Her office has found over the years that most banks are open to offering some form of assistance to customers who find themselves in financial difficulty. Therefore, her advice for consumers is to be open about their situation and talk to their banks about their financial problems before it becomes a problem.

“It is our experience that banks will explore multiple options to find the best possible solution tailored for the specific issue faced by the customer.”

Steyn says banks offer these payment options to rehabilitate the account in arrears or minimising the losses for the customer and the bank in the event of a rehabilitation not being possible:

  • credit restructure agreements, where the monthly instalment payable is reduced but the repayment term is extended.
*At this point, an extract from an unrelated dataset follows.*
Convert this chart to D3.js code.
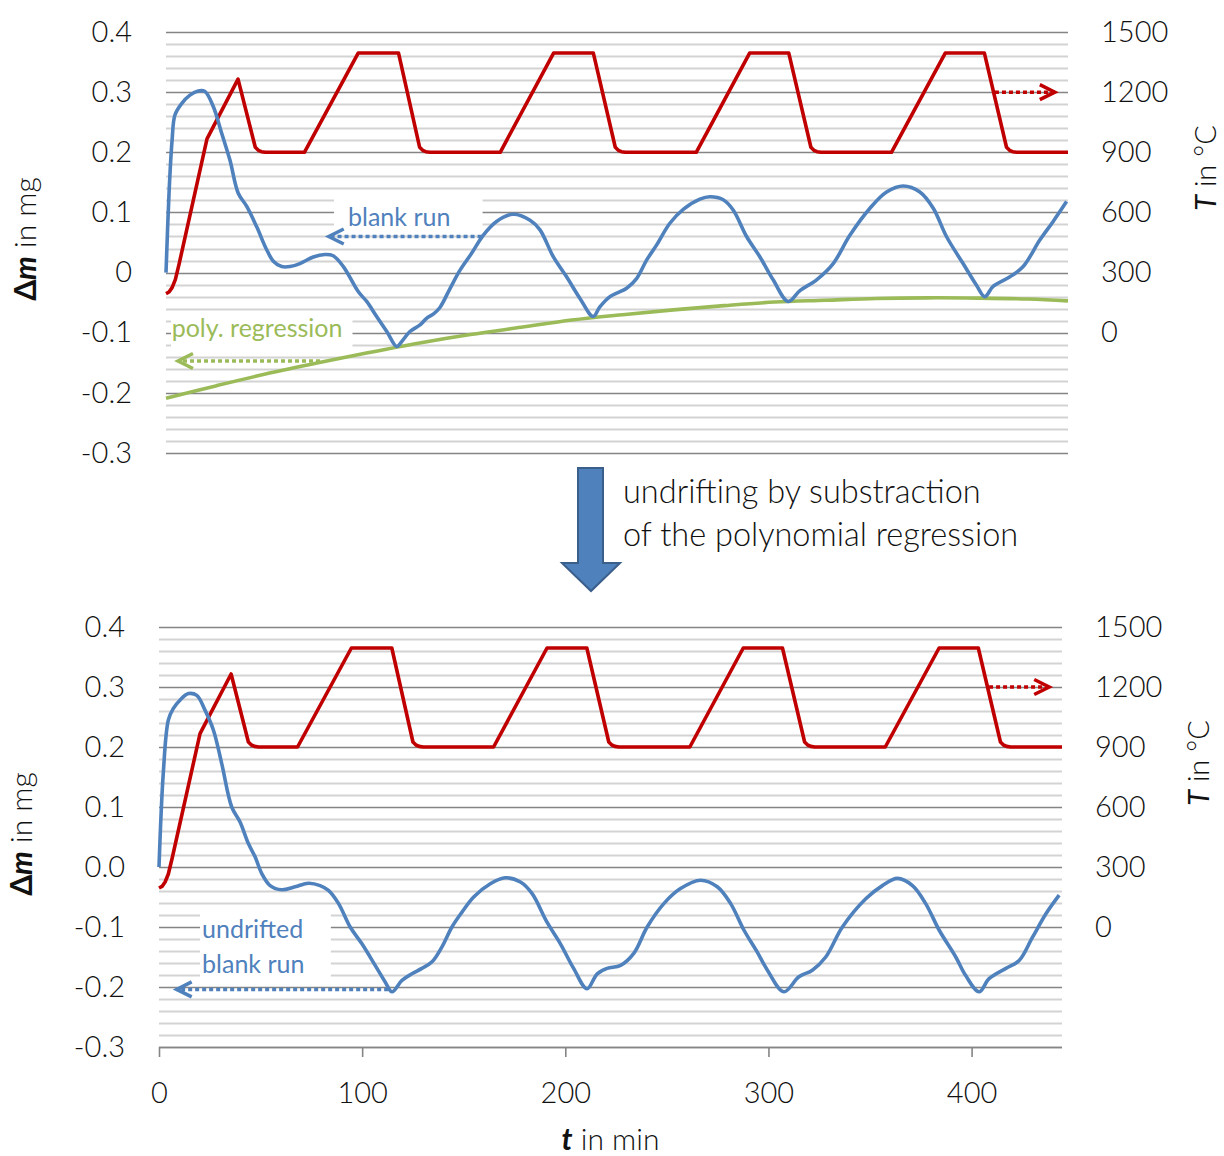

The outstanding balance will increase due to the additional interest, fees and other charges that must be added
  • holiday payment arrangements where the consumer is absolved from making monthly payments towards the debt for a period of up to 6 months. This option is available for an account in good standing (not in arrears) and may also result in the repayment term being extended as well as the outstanding balance increasing due to the interest and relevant charges
  • voluntary or statutory debt review processes according to the National Credit Act
  • debt consolidation, where a credit provider offers to consolidate a number of the over-indebted customer’s credit products into a new consolidated credit product such as a loan. The customer is left paying one loan as opposed to the multiple agreements
  • the surrender of movable goods, such as a vehicle or furniture in line with section 127 of the National Credit Act. Consumers have the option of selling the goods themselves but may need approval from their credit provider
  • in the case of property, bank assisted sale programs where the banks market and sell the property becomes an option. Different banks offer various benefits, such as writing off 50% of the shortfall balance subject to conditions, fi the property is sold at a loss.